On Tue, Apr 21, 2009 at 20:12, Chas. Owens <chas.ow...@gmail.com> wrote:
> On Tue, Apr 21, 2009 at 20:00, Kelly Jones <kelly.terry.jo...@gmail.com> 
> wrote:
>> I want to do "function completion". If I have functions called where()
>> and which(), I want whe() to call where(), whi() to call which(), and
>> wh() to return something like "Ambigious: where() and which() both
>> match wh()".
>>
>> What's the best/easiest way to do this?
> snip
>
> This is a bad idea, but you should be able to achieve this through
> the AUTOLOAD[1] functionality.
>
> 1. http://perldoc.perl.org/perlsub.html#Autoloading
>
> --
> Chas.
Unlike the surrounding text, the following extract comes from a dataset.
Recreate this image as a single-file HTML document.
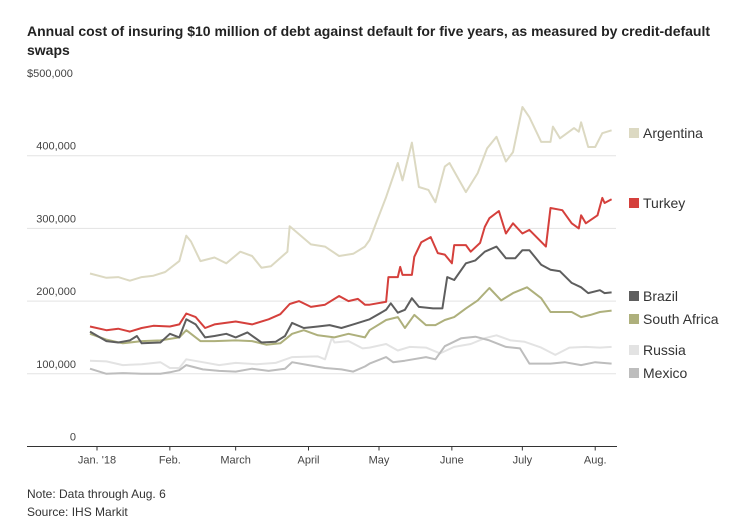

Owens
> wonkden.net
> The most important skill a programmer can have is the ability to read.
>

I still say it is a bad idea, but here you go:

#!/usr/bn/perl

use strict;
use warnings;
use Carp;

sub who   { print "who: @_\n";   }
sub when  { print "when: @_\n";  }
sub where { print "where: @_\n"; }
sub what  { print "what: @_\n";  }
sub why   { print "why: @_\n";   }

sub AUTOLOAD {
        our $AUTOLOAD;
        my ($sub) = $AUTOLOAD =~ /main::(.*)/;
        my @subs = grep { defined &{$_} and /^\Q$sub\E/ } keys %main::;
        #replace AUTOLOAD  with the matched function
        goto &{$subs[0]} if @subs == 1;
        #die if with special error if multiple matches
        croak "ambiguos function $sub" if @subs;
        #die if there are no matches;
        croak "no function named $sub";
}

eval { how(1, 2, 3) };
print $@;
eval { wh(1, 2, 3) };
print $@;
eval { whe(1, 2, 3) };
print $@;
wher(1, 2, 3);
why(1, 2, 3);

-- 
Chas. Owens
wonkden.net
The most important skill a programmer can have is the ability to read.